A service for businesses that are serious about making remote work work.
Rather than position itself as a platform for payroll, HR, and employee benefits for every business, Remote positions itself as the best solution for businesses with a distributed workforce.
Remote understands that, when your staff is spread across the globe, there are particular concerns around trust, security, and the ease of taking care of bulk tasks like payroll in myriad currencies.
As such, their brand messaging reflects ease and safety, with words like “safeguard” and “streamline” featured prominently on the homepage. The tagline “Grow your team the right way with Remote”, meanwhile, makes it clear this is a service for scale ups looking to hire the best talent - wherever it’s found.
Here’s an example of a niche product from a well-known company - only this time, the product didn’t pan out.
Google recently announced its plans to discontinue its Stadia gaming service and refund all purchases, but its stint in cloud gaming is an excellent example of an attempt to capture a niche portion of the market.
Brand messaging focuses on ease, with the tagline “skip signup and just play” still visible on the website.
Even non-gamers have heard of Playstation, XBox, and Nintendo. This trio of industry giants has been battling it out for market share for decades.
But what about those who can’t afford expensive consoles? Or those who can’t access them? What about those dreaming of a simpler gaming solution?

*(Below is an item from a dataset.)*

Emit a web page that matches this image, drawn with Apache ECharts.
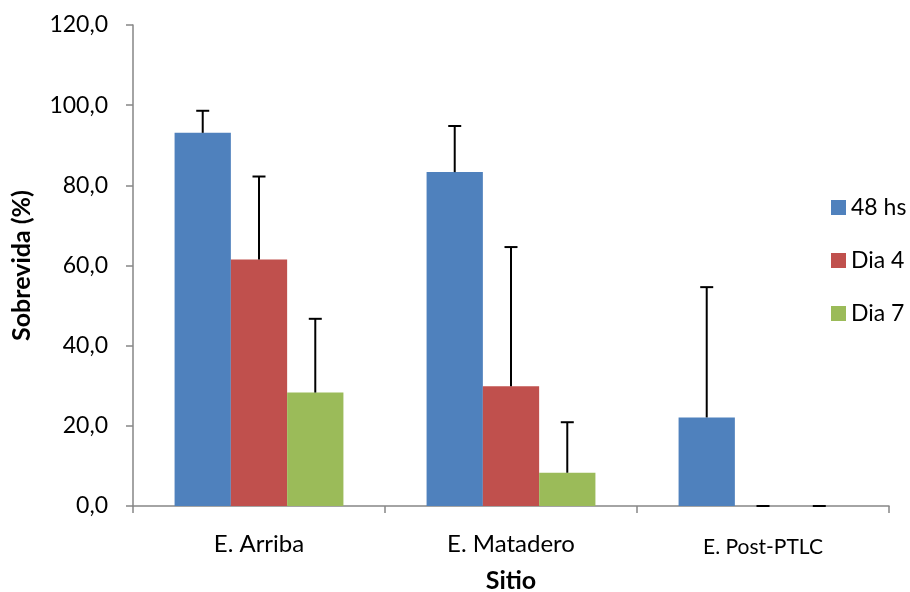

Google aimed to bring gaming to these individuals and solve a specific problem: how do you provide a high-quality gaming experience with little or no hardware?
With Google Stadia, all users needed was a decent enough WiFi connection, a compatible controller, and a Chromecast Ultra. This brought the price of entry for a 4K gaming experience down to around $100.
Sadly, the service didn’t take off as Google had hoped. Stability issues, a lackluster library of games, and a lack of consumer trust all forecast the service’s downfall. But by targeting a subsection of the gaming market, Google created a viable new cloud gaming service that it plans to license to third parties.